→ Aim of the exercise
Provide an exact copy of the data, excluding the images.

-=-=-=-=-

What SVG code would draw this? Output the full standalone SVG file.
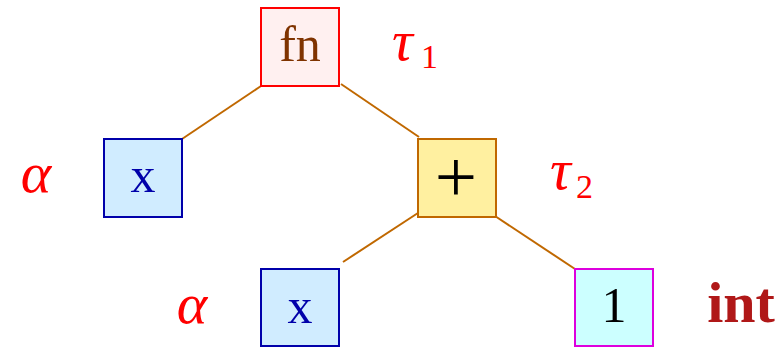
<svg xmlns="http://www.w3.org/2000/svg" width="782" height="349" viewBox="0 0 782 349">
<style>
.t{font-family:"Liberation Serif","Times New Roman",serif;font-size:50px;text-anchor:middle}
.g{font-family:"Liberation Serif","Times New Roman",serif;font-style:italic;fill:#ff0000;font-size:58px}
.s{font-family:"Liberation Serif","Times New Roman",serif;fill:#ff0000;font-size:34px}
.box{stroke-width:2}
.e{stroke:#c06800;stroke-width:2;fill:none}
</style>
<rect width="782" height="349" fill="#ffffff"/>
<g id="connectors">
<line class="e" x1="261" y1="86" x2="182" y2="139"/>
<line class="e" x1="341" y1="84" x2="419" y2="137"/>
<line class="e" x1="421" y1="211" x2="343" y2="262"/>
<line class="e" x1="495" y1="216" x2="575" y2="269"/>
</g>
<g id="fn">
<rect class="box" x="261" y="8" width="78" height="78" fill="#fff0f0" stroke="#ff0000"/>
<text class="t" x="300" y="61" fill="#7f3300">fn</text>
</g>
<g id="tau1">
<text class="g" x="392" y="60">τ</text>
<text class="s" x="421" y="68">1</text>
</g>
<g id="x1">
<rect class="box" x="104" y="139" width="78" height="78" fill="#d0ecff" stroke="#0000aa"/>
<text class="t" x="143" y="192" fill="#0000aa">x</text>
</g>
<g id="alpha1">
<text class="g" x="36" y="192" text-anchor="middle">α</text>
</g>
<g id="plus">
<rect class="box" x="418" y="139" width="78" height="78" fill="#fff0a0" stroke="#c06800"/>
<text class="t" x="456" y="202" style="font-size:75px" fill="#000000">+</text>
</g>
<g id="tau2">
<text class="g" x="550" y="189">τ</text>
<text class="s" x="576" y="198">2</text>
</g>
<g id="x2">
<rect class="box" x="261" y="269" width="78" height="77" fill="#d0ecff" stroke="#0000aa"/>
<text class="t" x="300" y="323" fill="#0000aa">x</text>
</g>
<g id="alpha2">
<text class="g" x="192" y="323" text-anchor="middle">α</text>
</g>
<g id="one">
<rect class="box" x="575" y="269" width="78" height="77" fill="#ccffff" stroke="#dd00dd"/>
<text class="t" x="614" y="322" fill="#000000">1</text>
</g>
<g id="int">
<text x="741" y="322" font-family="Liberation Serif, serif" font-weight="bold" font-size="58" fill="#b01818" text-anchor="middle">int</text>
</g>
</svg>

-=-=-=-=-

→ Answer to the problem
What SVG code would draw this? Output the full standalone SVG file.
<svg xmlns="http://www.w3.org/2000/svg" width="782" height="349" viewBox="0 0 782 349">
<style>
.t{font-family:"Liberation Serif","Times New Roman",serif;font-size:50px;text-anchor:middle}
.g{font-family:"Liberation Serif","Times New Roman",serif;font-style:italic;fill:#ff0000;font-size:58px}
.s{font-family:"Liberation Serif","Times New Roman",serif;fill:#ff0000;font-size:34px}
.box{stroke-width:2}
.e{stroke:#c06800;stroke-width:2;fill:none}
</style>
<rect width="782" height="349" fill="#ffffff"/>
<g id="connectors">
<line class="e" x1="261" y1="86" x2="182" y2="139"/>
<line class="e" x1="341" y1="84" x2="419" y2="137"/>
<line class="e" x1="421" y1="211" x2="343" y2="262"/>
<line class="e" x1="495" y1="216" x2="575" y2="269"/>
</g>
<g id="fn">
<rect class="box" x="261" y="8" width="78" height="78" fill="#fff0f0" stroke="#ff0000"/>
<text class="t" x="300" y="61" fill="#7f3300">fn</text>
</g>
<g id="tau1">
<text class="g" x="392" y="60">τ</text>
<text class="s" x="421" y="68">1</text>
</g>
<g id="x1">
<rect class="box" x="104" y="139" width="78" height="78" fill="#d0ecff" stroke="#0000aa"/>
<text class="t" x="143" y="192" fill="#0000aa">x</text>
</g>
<g id="alpha1">
<text class="g" x="36" y="192" text-anchor="middle">α</text>
</g>
<g id="plus">
<rect class="box" x="418" y="139" width="78" height="78" fill="#fff0a0" stroke="#c06800"/>
<text class="t" x="456" y="202" style="font-size:75px" fill="#000000">+</text>
</g>
<g id="tau2">
<text class="g" x="550" y="189">τ</text>
<text class="s" x="576" y="198">2</text>
</g>
<g id="x2">
<rect class="box" x="261" y="269" width="78" height="77" fill="#d0ecff" stroke="#0000aa"/>
<text class="t" x="300" y="323" fill="#0000aa">x</text>
</g>
<g id="alpha2">
<text class="g" x="192" y="323" text-anchor="middle">α</text>
</g>
<g id="one">
<rect class="box" x="575" y="269" width="78" height="77" fill="#ccffff" stroke="#dd00dd"/>
<text class="t" x="614" y="322" fill="#000000">1</text>
</g>
<g id="int">
<text x="741" y="322" font-family="Liberation Serif, serif" font-weight="bold" font-size="58" fill="#b01818" text-anchor="middle">int</text>
</g>
</svg>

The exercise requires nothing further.